Danny–the Kubler-Ross 5 Stages of Grieving Thing is a fucking hoot, in terms of how it lends itself here to a full-on “white paper” analysis. What a stud! And the hypodermic syringe filled with what can only be thought as “Windex,” is spot-on. And the way they handle the syringe–I would think they would put it in a container of some sort–that thing is huge!
Dear Barry Williams, hope you see this. You probably already know this, but there is lots of CBS Radio Mystery Theater on YouTube. I discovered it on there – I agree, it’s very good and enjoyable.
Is there a drinking game associated with “(…) must die!!!”?
It took three hundred and forty episodes to get here, but this is where Dark Shadows really begins. This is the fall from grace. The murder of Dave Woodard is Dark Shadows’ original sin.
Rewatching the show again here in 2021. This is a very broad, sweeping statement from Danny. And it’s so very true. The whole tenure of the show changes starting at 340 going to 365. Then we get to 1795 and never look back, so to speak.
Danny, I don’t know if you ever read these comments anymore, but the blog is holding up SO WELL all these years later on my second start-to-finish DS journey.
“And like everyone who’s about to die, Julia goes through the stages of grief, as described by Elisabeth Kübler-Ross in her 1969 book On Death and Dying.
According to Kübler-Ross, the five stages are: Denial, Anger, Bargaining, Depression and Chromakey.”
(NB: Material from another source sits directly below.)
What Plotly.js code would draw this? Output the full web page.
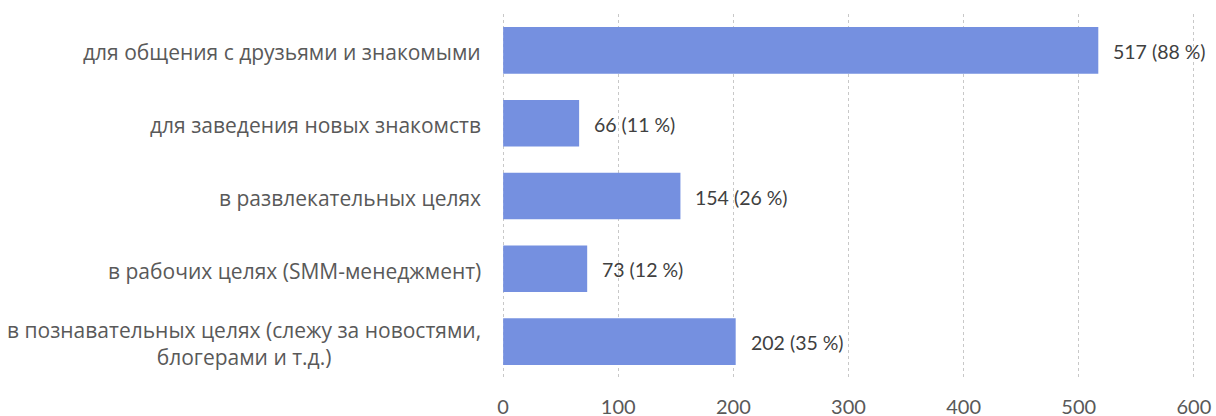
<!DOCTYPE html>
<html>
<head>
<meta charset="utf-8">
<script src="https://cdn.plot.ly/plotly-3.0.1.min.js"></script>
<style>html,body{margin:0;padding:0;background:#fff;}#chart{width:1216px;height:416px;}</style>
</head>
<body>
<div id="chart"></div>
<script>
const categories = [
  "для общения с друзьями и знакомыми",
  "для заведения новых знакомств",
  "в развлекательных целях",
  "в рабочих целях (SMM-менеджмент)",
  "в познавательных целях (слежу за новостями,<br>блогерами и т.д.)"
];
const counts = [517, 66, 154, 73, 202];
const percents = [88, 11, 26, 12, 35];
const xTickValues = [0, 100, 200, 300, 400, 500, 600];

const FONT = "Lato, 'Open Sans', sans-serif";
const CAT_FONT = "'Open Sans', sans-serif";

const labels = counts.map((c, i) => c + " (" + percents[i] + " %)");

const trace = {
  type: "bar",
  orientation: "h",
  x: counts,
  y: categories,
  marker: {color: "#7590e0"},
  hoverinfo: "skip"
};

const annotations = [];
categories.forEach((cat, i) => {
  annotations.push({
    x: counts[i], y: cat, xref: "x", yref: "y",
    text: labels[i], showarrow: false, xanchor: "left", xshift: 13, yshift: -1,
    font: {family: FONT, size: 19.5, color: "#404040"}
  });
  annotations.push({
    x: 0, y: cat, xref: "paper", yref: "y",
    text: cat, showarrow: false, xanchor: "right", xshift: -19, yshift: -2, align: "center",
    font: {family: CAT_FONT, size: 21, color: "#595959"}
  });
});

const layout = {
  width: 1216, height: 416,
  margin: {l: 502, r: 21, t: 14, b: 38},
  paper_bgcolor: "#fff", plot_bgcolor: "#fff",
  showlegend: false,
  bargap: 0.36,
  xaxis: {
    range: [-1, 601], tickvals: xTickValues, ticktext: xTickValues.map(String),
    showgrid: true, gridcolor: "#c8c8c8", griddash: "dot", gridwidth: 1,
    zeroline: false, showline: false, ticks: "",
    ticklabelstandoff: 15,
    tickfont: {family: FONT, size: 20, color: "#595959"}
  },
  yaxis: {
    type: "category", autorange: "reversed",
    showticklabels: false, showgrid: false, zeroline: false, showline: false, ticks: ""
  },
  annotations: annotations
};

Plotly.newPlot("chart", [trace], layout, {staticPlot: true, displayModeBar: false});
</script>
</body>
</html>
This made me laugh so loud, my co-workers turned to look at me!
I wish I could explain this to them because it’s so damn funny! But sadly, they wouldn’t understand
Possibly Ron Sproat’s finest hour.
Barnabas is downright diabolical and Frid does seem to relish playing the monster.
Julia seems totally defeated and her walk out of her bedroom is like a woman going to her execution.
These episodes are really powerful but they’re really writing themselves into a corner. You have the two most charismatic actors on the show doing something that really should destroy the audience’s attachment to them. (I seriously did not remember this from when I first saw it in 1967. Must have blocked it from my mind!) Though Dave’s murder is used by Barnabas again to manipulate Julia post-1795, it’s never referred to after that and they do get away with it. Were they bringing up Julia’s feelings for Barnabas yesterday as a possible reason for her choosing Barnabas over her friend, Dave? We’ve known Barnabas is a villain but this is a seriously dark turn for Julia. Were they still considering killing off her character at this point? It’s an odd choice for a character they were planning on keeping around. Barnabas has the excuse of doing this as a monster under the curse of the vampire. All Julia has is a vague idea of What I Did For Love combined with mercy killing. It’s amazing the character survives and continues after this, much less becomes a lead character for the rest of the series.
I don’t know for absolutely sure, but I’m pretty confident that we’re long past any plans to kill off Julia. Woodard becomes the “van Helsing” character to be disposed of. The Julia/Barnabas chemistry (which of course changes over time) has become just too good.